Having drill permits in hand is not the Holy Grail. Yes they will be required and they have been in the works for some time. Perhaps we were lead to believe they would be issued sooner than now but there has been significant changes both in the direction SLI has taken and with the regulator in Peru.
First and foremost, SLI, based on Quantec Phase 1, went on a claim staking spree. In hind sight, it is obvious that took priority. I applaud them for this.
The 43-101 clearly indicates the the EIS was submitted in August. My guess is that while the claim staking was taking place, the EIS was sidelined until the Peruvian gov't reorganized its regulations. Again I can't lay fault or blame.
So in Aug the EIS was formally submitted. In a time frame of 2 - 3 months it moved to the the consultation stage. To quote the Technical Report:
Currently, the Tesoro E.I.S. has been submitted to the Peruvian government and is under
review, ‘Observations” from the government review are expected by early October 2010.

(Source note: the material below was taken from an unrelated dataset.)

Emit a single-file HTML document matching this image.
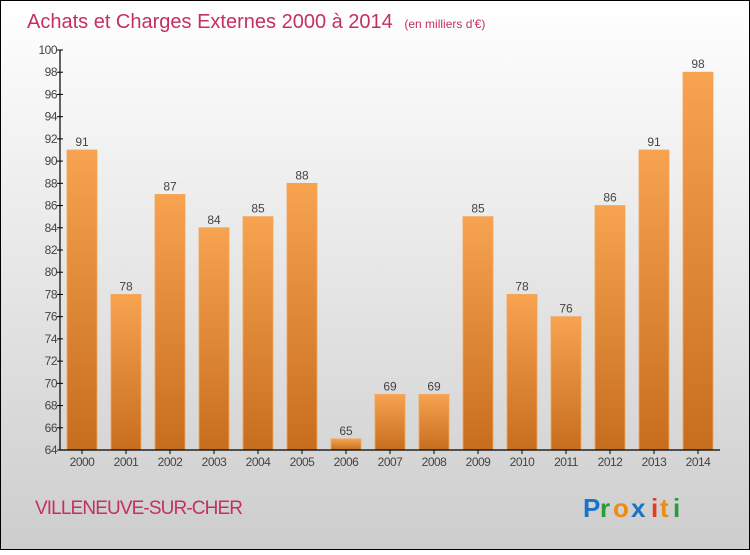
<!DOCTYPE html>
<html><head><meta charset="utf-8"><style>
html,body{margin:0;padding:0}
body{width:750px;height:550px;overflow:hidden;font-family:"Liberation Sans",sans-serif}
</style></head><body>
<svg id="chart" width="750" height="550" xmlns="http://www.w3.org/2000/svg">
<defs>
<linearGradient id="bg" x1="0" y1="0" x2="0" y2="1"><stop offset="0" stop-color="#ffffff"/><stop offset="1" stop-color="#cdcdcd"/></linearGradient>
<linearGradient id="bar" x1="0" y1="0" x2="0" y2="1"><stop offset="0" stop-color="#f7a34f"/><stop offset="1" stop-color="#c76e1e"/></linearGradient>
</defs>
<rect x="0.5" y="0.5" width="749" height="549" fill="url(#bg)" stroke="#000"/>
<text x="27" y="28" font-size="20" fill="#c4305f">Achats et Charges Externes 2000 à 2014 <tspan font-size="12" dx="6">(en milliers d'€)</tspan></text>
<g id="yaxis"></g>
<g id="bars"></g>
<g id="xaxis"></g>
<text x="35" y="514" font-size="19" fill="#c4305f" textLength="208">VILLENEUVE-SUR-CHER</text>
<g font-size="26" font-weight="bold">
<text x="583" y="517" fill="#1a73c8">P</text><text x="600" y="517" fill="#2a9a3a">r</text><text x="613" y="517" fill="#f08a10">o</text><text x="631" y="517" fill="#1a73c8">x</text><text x="651" y="517" fill="#e83a20">i</text><text x="660" y="517" fill="#f08a10">t</text><text x="673" y="517" fill="#2a9a3a">i</text>
</g>
</svg>
<script>
const years = ["2000","2001","2002","2003","2004","2005","2006","2007","2008","2009","2010","2011","2012","2013","2014"];
const values = [91,78,87,84,85,88,65,69,69,85,78,76,86,91,98];
const yTicks = [64,66,68,70,72,74,76,78,80,82,84,86,88,90,92,94,96,98,100];
(function(){
const NS="http://www.w3.org/2000/svg";
const yMin=64,yMax=100,pTop=50,pBottom=450,pLeft=60,pRight=720;
const y=v=>pBottom-(v-yMin)/(yMax-yMin)*(pBottom-pTop);
const step=44,x0=82,bw=30;
const x=i=>x0+i*step;
function mk(tag,attrs,parent){const e=document.createElementNS(NS,tag);for(const k in attrs)e.setAttribute(k,attrs[k]);parent.appendChild(e);return e;}
const ya=document.getElementById('yaxis'),xa=document.getElementById('xaxis'),bg=document.getElementById('bars');
mk('line',{x1:pLeft,y1:pTop,x2:pLeft,y2:pBottom,stroke:'#000','stroke-width':1.2},ya);
yTicks.forEach(t=>{
  mk('line',{x1:pLeft-3,y1:y(t),x2:pLeft+3,y2:y(t),stroke:'#000'},ya);
  const tx=mk('text',{x:pLeft-3,y:y(t)+4,'font-size':12,fill:'#444','text-anchor':'end','letter-spacing':'-0.5'},ya);
  tx.textContent=t;
  
  
});
values.forEach((v,i)=>{
  const r=mk('rect',{x:x(i)-bw/2,y:y(v),width:bw,height:pBottom-y(v),fill:'url(#bar)',stroke:'#f3a55a','stroke-width':0.8},bg);
  
  
  const l=mk('text',{x:x(i),y:y(v)-4,'font-size':12,fill:'#444','text-anchor':'middle'},bg);
  l.textContent=v;
  
  
});
mk('line',{x1:pLeft,y1:pBottom,x2:pRight,y2:pBottom,stroke:'#000','stroke-width':1.2},xa);
years.forEach((yr,i)=>{
  mk('line',{x1:x(i),y1:pBottom,x2:x(i),y2:pBottom+4,stroke:'#000'},xa);
  const t=mk('text',{x:x(i),y:pBottom+16,'font-size':12,fill:'#444','text-anchor':'middle','letter-spacing':'-0.5'},xa);
  t.textContent=yr;
  
  
});
})();
</script>
</body></html>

Furthermore, there is still much work to do prior to drilling. If one goes to the Report's Recommendation Summary, As of the beginning of Oct there is at least 7 week of work to do prior to commencing the drill program. This assumes that all the tasks recommended would run concurrently, which they may very well not. Now factor in delays and FUF. It always takes longer and costs more than one thinks.
I think that taking extra time and care in doing all the prep work prior to drilling is most important. The better understanding of the entire property the geologists have by the mapping, sampling, trenching and geophysical compilation work they have the better. In fact if they spend twice as much time and money on recommendations 1A through 1D before beginning 1E is fine by me. Its the cheap part. $300,000 vs. $2,200,000
Better solid ground work laid and then the drills are aimed at higher probability targets than punching holes willie nillie.
As fast as pulling high yield cores will make us, bad cores will break us.
I believe the permits will be in place when they are truly required so I don't think the ball was dropped. Doing it right is more important than doing it fast, especially if we have what we are all hoping for.